A reader writes:
I have a great boss who really likes me and wants to see me promoted. I have only worked with her for about 5 months. Some restructuring happened within the company recently, and she was moved to a different department. When she heard they were bringing in a new manager, she met with him and lied about some of the things I’ve done. I guess she wanted me to sound more impressive so that he would consider me for a position that had opened up.
I appreciate that she wants me to move up in the world, but I’m really uncomfortable with the way she’s going about it! I want this promotion, but now I feel like I either have to go along with what she’s fabricated or I need to mention that I did not do those things and expose her as someone who lied about my credentials. I really enjoy my former boss and don’t want to ruin my relationship with her, especially since I still do some things for her department. What can I do?
What. The. Hell.
Who does this?!
She might think she’s helping you, but she’s actually hurting you. First, she’s put you in an incredibly awkward position. Second, she should want you to end up in a position that you got on your own merits, without deception. Third, by lying about what you’ve done, she’s risking pushing you into a position that you might not be the right fit for — and could end up struggling (or worse) in.
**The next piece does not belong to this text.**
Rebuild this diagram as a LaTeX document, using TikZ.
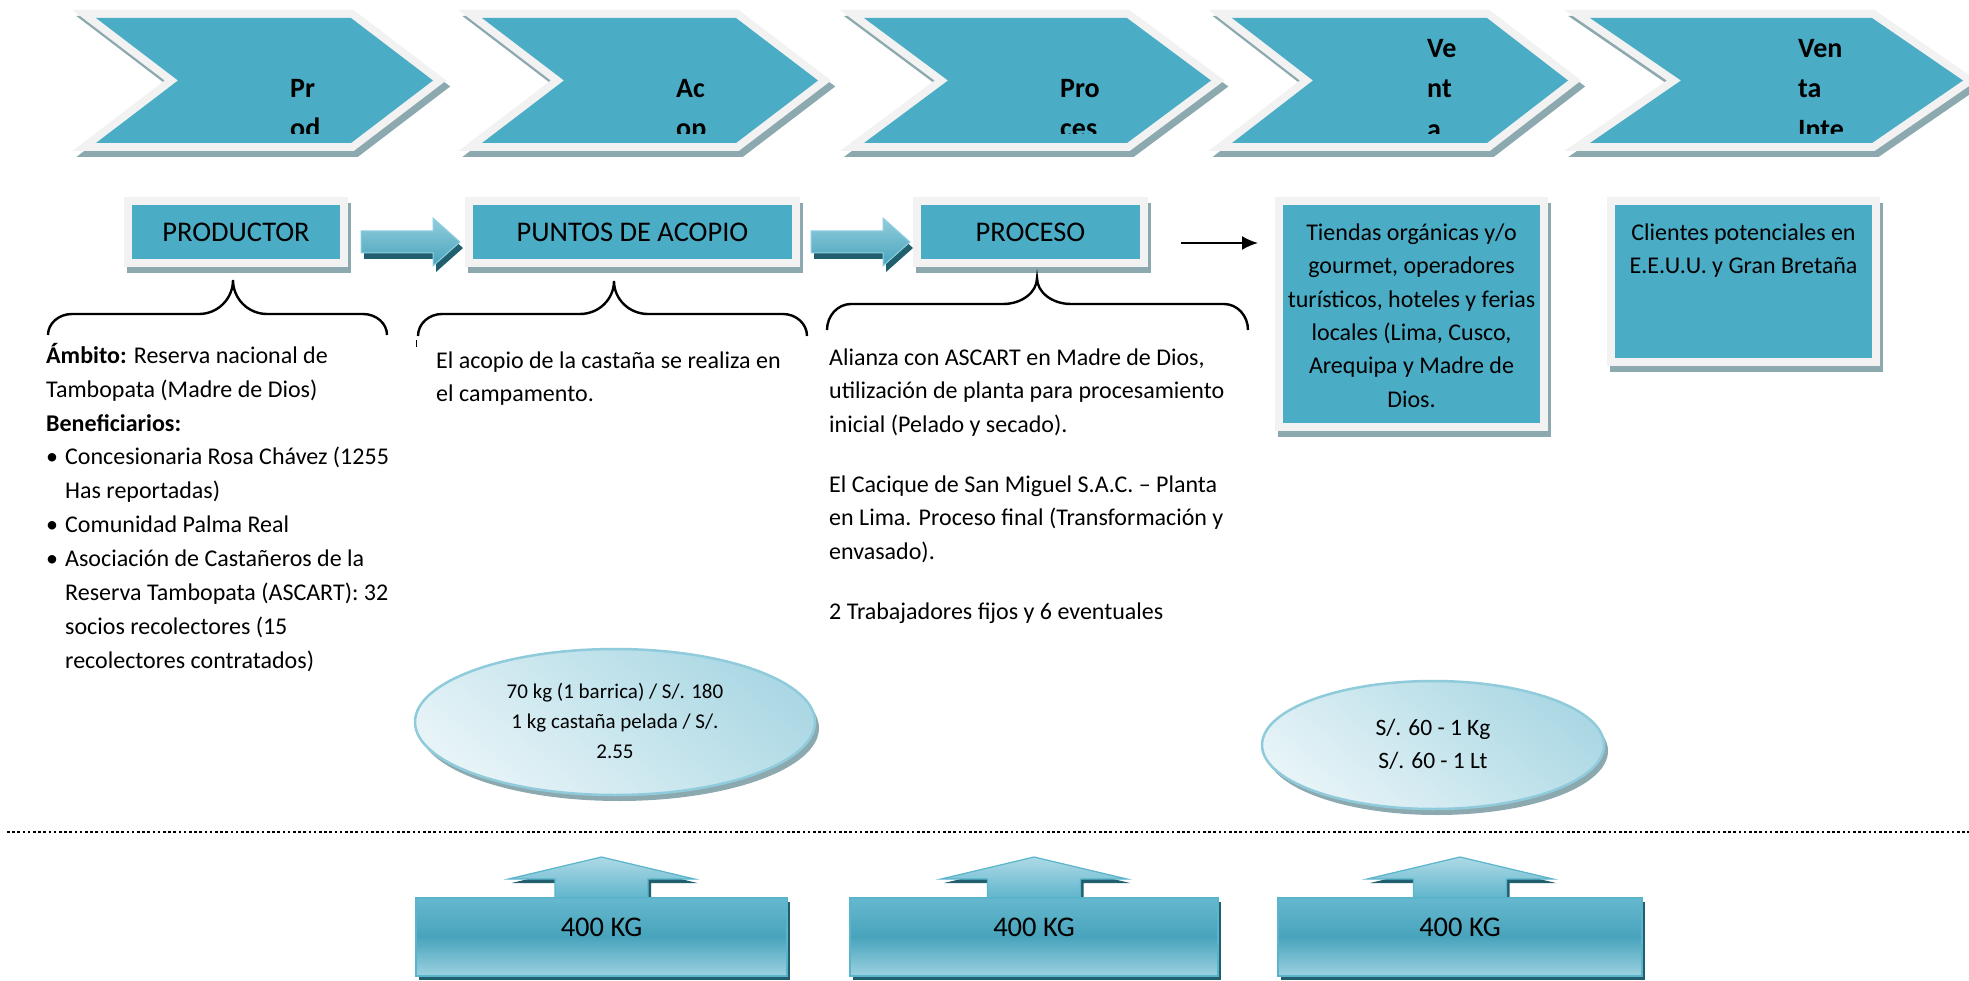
\documentclass[tikz,border=0pt]{standalone}
\usepackage{fontspec}
\setmainfont{Carlito}
\usetikzlibrary{shapes.geometric,shadows,calc,arrows.meta}

\definecolor{accent}{HTML}{4BACC6}
\definecolor{frame}{HTML}{F2F2F2}
\definecolor{softshadow}{HTML}{8DA9B0}
\definecolor{deepshadow}{HTML}{215E6E}
\definecolor{ovalrim}{HTML}{8FCBDB}
\definecolor{boxrim}{HTML}{5AB4CB}
\definecolor{arrowrim}{HTML}{8FD0E0}

\newcommand{\stagefont}{\bfseries\fontsize{28}{40.5}\selectfont}
\newcommand{\labelfont}{\fontsize{28.5}{34}\selectfont}

\begin{document}
\begin{tikzpicture}[x=1pt, y=-1pt,
  stagebox/.style={draw=frame, line width=8pt, fill=accent, inner sep=0pt,
    drop shadow={shadow xshift=3pt, shadow yshift=-6pt, fill=softshadow,
      draw=softshadow, line width=8pt, opacity=1}},
  bodytext/.style={inner sep=0pt, text=black},
  pricebubble/.style={ellipse, draw=ovalrim, line width=2.5pt, inner sep=0pt,
    top color=ovalrim!75, bottom color=ovalrim!22, shading angle=-40,
    drop shadow={shadow xshift=4pt, shadow yshift=-6pt, fill=softshadow, opacity=1}},
  weightbox/.style={draw=boxrim, line width=1.5pt, inner sep=0pt,
    top color=accent!85!white, bottom color=accent!55!white, middle color=accent!95!black,
    drop shadow={shadow xshift=3pt, shadow yshift=-4pt, fill=deepshadow, opacity=1}},
  bracestroke/.style={line width=2.4pt, black},
  pics/chev/.style n args={5}{code={
    % #1 width, #2 notch depth, #3 first baseline, #4 text, #5 text offset
    \path[fill=softshadow, draw=softshadow, line width=16pt, shift={(4,6)}]
      (0,18) -- ({#1-#2},18) -- (#1,80.5) -- ({#1-#2},143) -- (0,143) -- (#2,80.5) -- cycle;
    \path[fill=frame, draw=frame, line width=16pt]
      (0,18) -- ({#1-#2},18) -- (#1,80.5) -- ({#1-#2},143) -- (0,143) -- (#2,80.5) -- cycle;
    \fill[accent]
      (0,18) -- ({#1-#2},18) -- (#1,80.5) -- ({#1-#2},143) -- (0,143) -- (#2,80.5) -- cycle;
    \begin{scope}
      \clip (0,18) rectangle (#1,133.5);
      \node[inner sep=0pt, anchor=north west, align=left, font=\stagefont]
        (-label) at (#5,{#3-28.35}) {\strut #4};
    \end{scope}
  }},
  pics/flowarrow/.style={code={
    \path[fill=deepshadow, shift={(3,6)}]
      (-49.5,-1) -- (22.5,-1) -- (22.5,-14) -- (49.5,10) -- (22.5,34) -- (22.5,21) -- (-49.5,21) -- cycle;
    \path[draw=arrowrim, line width=1pt, top color=accent!60!white, bottom color=accent!95!black]
      (-49.5,-1) -- (22.5,-1) -- (22.5,-14) -- (49.5,10) -- (22.5,34) -- (22.5,21) -- (-49.5,21) -- cycle;
  }},
  pics/uphead/.style={code={
    \path[fill=deepshadow, shift={(3,4)}]
      (-46.5,2) -- (-46.5,-18) -- (-93,-18) -- (0,-40) -- (93,-18) -- (46.5,-18) -- (46.5,2) -- cycle;
    \path[draw=boxrim, line width=1.2pt, top color=accent!45!white, bottom color=accent!90!white]
      (-46.5,2) -- (-46.5,-18) -- (-93,-18) -- (0,-40) -- (93,-18) -- (46.5,-18) -- (46.5,2) -- cycle;
  }},
  pics/topbrace/.style n args={4}{code={
    % #1 left reach, #2 right reach, #3 end drop, #4 tip rise
    \draw[bracestroke] ({-#1},{#3}) .. controls ({-#1},{0.448*#3}) and ({-#1+10.75},0) .. ({-#1+24},0)
      -- (-34,0) .. controls (-15.23,0) and (0,{-0.448*#4}) .. (0,{-#4})
      .. controls (0,{-0.448*#4}) and (15.23,0) .. (34,0)
      -- ({#2-24},0) .. controls ({#2-10.75},0) and ({#2},{0.448*#3}) .. ({#2},{#3});
  }}
]
\useasboundingbox (0,0) rectangle (1969,981);

% value chain stages
\pic (stage1) at (96,0)   {chev={337}{82}{97}{Pr\\od}{194}};
\pic (stage2) at (482,0)  {chev={336}{82}{97}{Ac\\op}{194}};
\pic (stage3) at (864,0)  {chev={347}{84}{97}{Pro\\ces}{196}};
\pic (stage4) at (1232,0) {chev={336}{81}{57}{Ve\\nt\\a}{195}};
\pic (stage5) at (1590,0) {chev={373}{91}{57}{Ven\\ta\\Inte}{208}};

% actors
\node[stagebox, minimum width=216pt, minimum height=62pt, font=\labelfont] (prod) at (236,232) {PRODUCTOR};
\node[stagebox, minimum width=327pt, minimum height=62pt, font=\labelfont] (acop) at (632.5,232) {PUNTOS DE ACOPIO};
\node[stagebox, minimum width=227pt, minimum height=62pt, font=\labelfont] (proc) at (1030.5,232) {PROCESO};
\node[stagebox, minimum width=265pt, minimum height=226pt] (tiendas) at (1411.5,314) {};
\node[stagebox, minimum width=265pt, minimum height=161pt] (clientes) at (1743.5,281.5) {};

\node[bodytext, align=center, anchor=north, font=\fontsize{24}{33.4}\selectfont] (tiendastext)
  at (1411.5,{240-23.38})
  {\strut Tiendas orgánicas y/o\\gourmet, operadores\\turísticos, hoteles y ferias\\locales (Lima, Cusco,\\Arequipa y Madre de\\Dios.};
\node[bodytext, align=center, anchor=north, font=\fontsize{24}{33.4}\selectfont] (clientestext)
  at (1743.5,{240-23.38})
  {\strut Clientes potenciales en\\E.E.U.U. y Gran Bretaña};

% links between actors
\pic (link1) at ($(prod.east)!.5!(acop.west)+(4,0)$) {flowarrow};
\pic (link2) at ($(acop.east)!.5!(proc.west)+(4,0)$) {flowarrow};
\coordinate (flowstart) at ([shift={(33,11)}]proc.east);
\draw[line width=2pt, -{Latex[length=16pt,width=14pt]}, shorten >=17pt]
  (flowstart) -- (flowstart -| tiendas.west);

% braces
\pic (brace1) at (233,314)  {topbrace={185}{154}{21}{34}};
\pic (brace2) at (614,314)  {topbrace={196}{193}{22}{33}};
\pic (brace3) at (1037,304) {topbrace={210}{211}{26}{26}};
\coordinate (tickA) at (416,340);
\coordinate (tickB) at (416,347);
\draw[line width=1pt] (tickA) -- (tickB);

% descriptions
\node[bodytext, align=left, anchor=north west, font=\fontsize{24}{33.9}\selectfont] (prodtext)
  at (46,{363-23.73})
  {\strut\textbf{Ámbito:} Reserva nacional de\\
   Tambopata (Madre de Dios)\\
   \textbf{Beneficiarios:}\\
   \makebox[19pt][l]{\textbullet}Concesionaria Rosa Chávez (1255\\
   \hspace*{19pt}Has reportadas)\\
   \makebox[19pt][l]{\textbullet}Comunidad Palma Real\\
   \makebox[19pt][l]{\textbullet}Asociación de Castañeros de la\\
   \hspace*{19pt}Reserva Tambopata (ASCART): 32\\
   \hspace*{19pt}socios recolectores (15\\
   \hspace*{19pt}recolectores contratados)};

\node[bodytext, align=left, anchor=north west, font=\fontsize{24}{33.5}\selectfont] (acoptext)
  at (436,{368-23.45})
  {\strut El acopio de la castaña se realiza en\\el campamento.};

\node[bodytext, align=left, anchor=north west, font=\fontsize{24}{33.5}\selectfont] (proctext)
  at (829,{365-23.45})
  {\strut Alianza con ASCART en Madre de Dios,\\
   utilización de planta para procesamiento\\
   inicial (Pelado y secado).\\[26.5pt]
   El Cacique de San Miguel S.A.C. – Planta\\
   en Lima. Proceso final (Transformación y\\
   envasado).\\[26.5pt]
   2 Trabajadores fijos y 6 eventuales};

% prices
\node[pricebubble, minimum width=400pt, minimum height=146pt, align=center,
  font=\fontsize{21}{30}\selectfont] (price1) at (615,722)
  {\strut 70 kg (1 barrica) / S/. 180\\\strut 1 kg castaña pelada / S/.\\\strut 2.55};
\node[pricebubble, minimum width=342pt, minimum height=128pt, align=center,
  font=\fontsize{23.5}{33}\selectfont] (price2) at (1433,745)
  {\strut S/. 60 - 1 Kg\\\strut S/. 60 - 1 Lt};

% separator
\coordinate (sepL) at (7,832);
\coordinate (sepR) at (1969,832);
\draw[line width=2.6pt, dash pattern=on 2.6pt off 2.6pt] (sepL) -- (sepR);

% volumes
\coordinate (cap1) at (601.5,897);
\coordinate (cap2) at (1034,897);
\coordinate (cap3) at (1460,897);
\pic (head1) at (cap1) {uphead};
\pic (head2) at (cap2) {uphead};
\pic (head3) at (cap3) {uphead};
\node[weightbox, anchor=north, minimum width=371pt, minimum height=78pt] (vol1) at (cap1) {};
\node[weightbox, anchor=north, minimum width=368pt, minimum height=78pt] (vol2) at (cap2) {};
\node[weightbox, anchor=north, minimum width=364pt, minimum height=78pt] (vol3) at (cap3) {};
\node[bodytext, font=\labelfont] (vol1text) at ([yshift=9pt]vol1.center) {400 KG};
\node[bodytext, font=\labelfont] (vol2text) at ([yshift=9pt]vol2.center) {400 KG};
\node[bodytext, font=\labelfont] (vol3text) at ([yshift=9pt]vol3.center) {400 KG};
\end{tikzpicture}
\end{document}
Tell her to cut it out. You can thank her for advocating for you, but tell her that you need to ensure that she’s not cheerleading you to the point of misrepresenting things. If you’re uncomfortable saying this point-blank, you could ease into it by saying, “Bob sounds like he thinks I did X, Y, and Z while I was working for you. I’m trying to figure out why he thinks that — do you have any insight?” If she then tells you that she said those things, you can look concerned and tell her that you appreciate her support but that she’s putting you in a tough situation and that you absolutely don’t want to misrepresent yourself (or to have her do it on your behalf).
If this doesn’t work, or if realistically you’re not going to be able to bring yourself to have this conversation, then we have to turn to how you handle it with the new manager. You have two options there:
1. You can proactively tell him what’s going on. Say something like, “I want to mention something I feel a little awkward about. It sounds like Jane has told you that I did X, Y, and Z in the past — and that’s actually not quite the case. I think she really wants to champion my work, which I appreciate, but I want to make sure that you have the right information.”
2. Or, if you decide not to deal with it proactively like that, you can simply not play along. In other words, if the new manager asks you about one of these things that you supposedly did, you can handle it exactly like you normally would if you didn’t know the back-story with your old boss: by just letting him know that it’s not right and correcting his information. For example:
New boss: “I heard you did a fantastic job leading the Smith account last quarter.”
You: “I’d love to take the credit, but I actually didn’t work on the Smith account — Jane handled that. I led the Beneke account and assisted on the Pinkman and Schrader accounts.”
That’s presumably what you’d say in that conversation if you didn’t know any of the back-story, and that’s how you could handle it now.
Whether you choose #1 or #2 depends on how significant and widespread her lies were. If it was just a couple and they were pretty small, you might go with #2. But otherwise, you risk looking in some way complicit if you don’t do #1 and the truth ends up coming out.
And by the way … your old boss is not a “great boss.” Great bosses don’t do this to you.